The 2019 General Election was a lot of things. It was one of the most polarising elections of our time, and indeed one of the most populist. Two populist candidates (yes, you can be a populist and a leftwinger, and Jeremy Corbyn is a massive populist) running head to head in a nation that is split between Leave and Remain.
It certainly was never going to be an easy election for Labour to win.
When the incredibly dissapointing results came in, the inevitable blame game instantly begun. Literally, within minutes, Andrew Neil had John McDonnell in the BBC studios, with McDonnell blaming Brexit on Labour's abysmal performance. This rhetoric was echoed in the days that followed, as pundits seized on the chance to give Corbyn's Labour one final grilling.
The answer, frankly, goes beyond Brexit.
The election result was not a vote for Boris, or a vote against Corbyn. It was a vote for Brexit. The massive majority of people who voted Conservative sent shockwaves through the Labour party HQ. Their northern heartlands had been lost to the Tories. For a while, it looked like they would have less than 200 MPs in Parliament. Fortuntely, it wasn't as bad, with 202 seats, but still, absolutely terrible if I may so myself as a Labour party member. I'm a member of the local CLP (Constituency Labour Party) group chat, and as the exit poll were released, to be frank, everyone was ****ting themselves.
I tried to encourage a false sense of optimism, maybe the polls would be wrong, massively perhaps. Maybe they really had got it wrong. A few hours later, it was clear that whilst the inital poll was slightly off (191 Labour compared to eventual 202), it was indeed a defeat - a massive one - for Labour.
The battle, was lost. But the war continues!
Brexit undoubtedly played a massive role. I believed it was a massive mistake for Labour to not honour the result of 2016. They did so in 2017, and we had a hung parliament. Granted, a much weaker Tory candidate was running, but we still did incredibly well compared to 2019's performance.
Instead, Labour was overrun by middle class hubris, the same that ensured that the Remain vote was obliterated in 2016 by Leave. The same hubris possessed by Labour leadership candidates like Emily Thornberry, who decry the national flag of England, and wear massive EU ones instead.
If Thornberry, Lammy, or any other remainer/liberal take charge of Labour, the party might as well be commiting suicide. If Labour is not dead already - and I sincerely hope not - it will be within a matter of minutes if one of these candidates take charge. Brexit will be done by 2024, but what's to say that one of these idiots then doesn't try and having another shot at calling a so called "People's Vote?" I wouldn't put it past them.
Labour ignored its Northern voters, instead it focused on gaining traction on the Lib Dems by appealing with a People's Vote. Whilst campaigning, I actually bought myself round to agreeing with this and Corbyn's neutrality policy, because at the time I felt it was the best way to unite both sides of the party without alienating one side. Clearly, this did not work, and the leadership should have realised this.
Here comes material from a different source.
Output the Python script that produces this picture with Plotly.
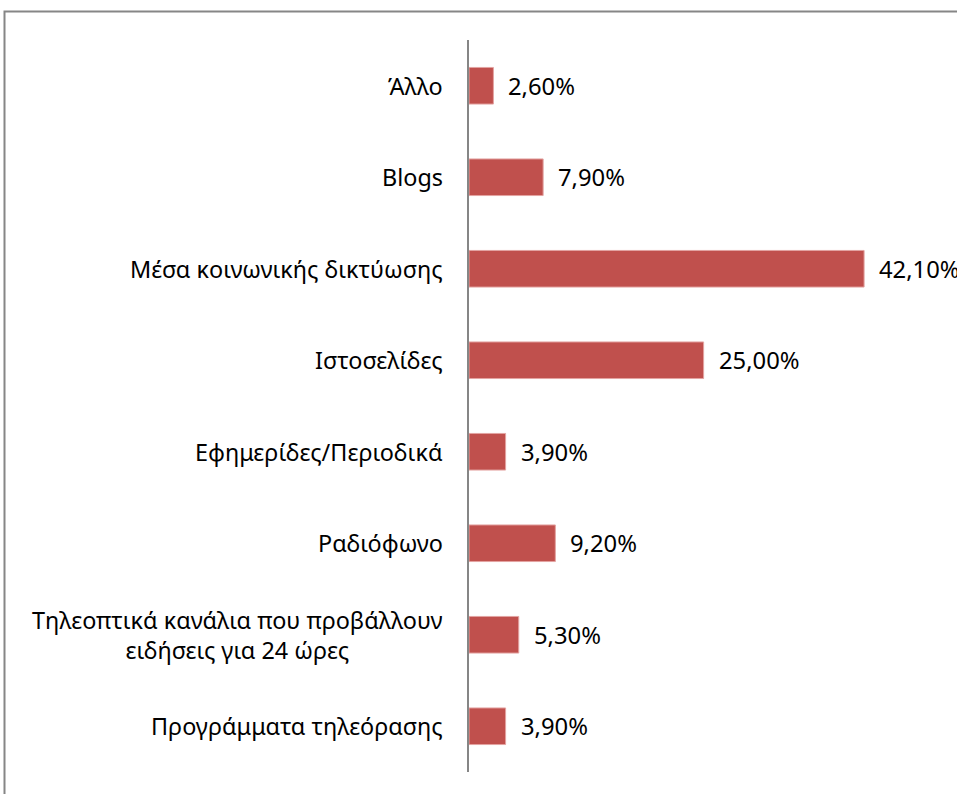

Labour should have simply said they would have honoured the result of the referendum. All they literally had to do. They should have also silenced Blairites, liberals and other people like John Ashworth who discredited Corbyn. Dianne Abbot, should have also not been spared from such a purge.
The Labour party must rebuild itself as a truly working class, socialist party. For its next manifesto, it should not think of a million and one things to offer the British public. It should be a simple message: Healthcare, Jobs, Education. They, after all, are the most important things to a functioning society, as opposed to free broadband or a few other gimmicks here and there.
Should they become "less" leftwing? Yes and no. They should not deviate from the position of a democratic socialist party. Absolutely not. If I had it my way, they would become more left wing. But that's me, and not the public, and its the public who are entrusted to vote for us. We must serve the public and not ourselves. Something that seems to have been ignored.
So, in terms of economics, they should remain the same, except stop chucking in another policy every five minutes. The public didn't - no pun intended - "buy" the idea of free wifi, that would have cost in excess of £40 billion. Many Labour party members who worked in BT discredited this idea and expressed their concerns, but were ignored.
However, it should elect a leader who doesn't have 35 years of history to throw at them. They should not be associated with any undesirable figures like Hamas or the PLO, even if it was in the context of reconcilliation and dialogue rather than praise and support as the Daily Mail would have you believe. That doesn't mean they should be pro Israel, although their electoral success could depend on it, but they shouldn't be associated with antisemites, like Hamas and many people in the PLO. They should be committed to patriotism - not rampant nationalism like some Tories and the far right, but maintaining a sense of pride in the country. Perhaps "Rule Brittania" would be more appropriate as opposed to The Red Flag. Actually, this is not something I would endorse, due to the colonial references in the former, but rather, Labour should reclaim the England flag from the far right so people like Thornberry don't have to criticise it, in the process alienating the white working classes.
To sum up; less free broadband, less Remainers, more Brexit, more working class!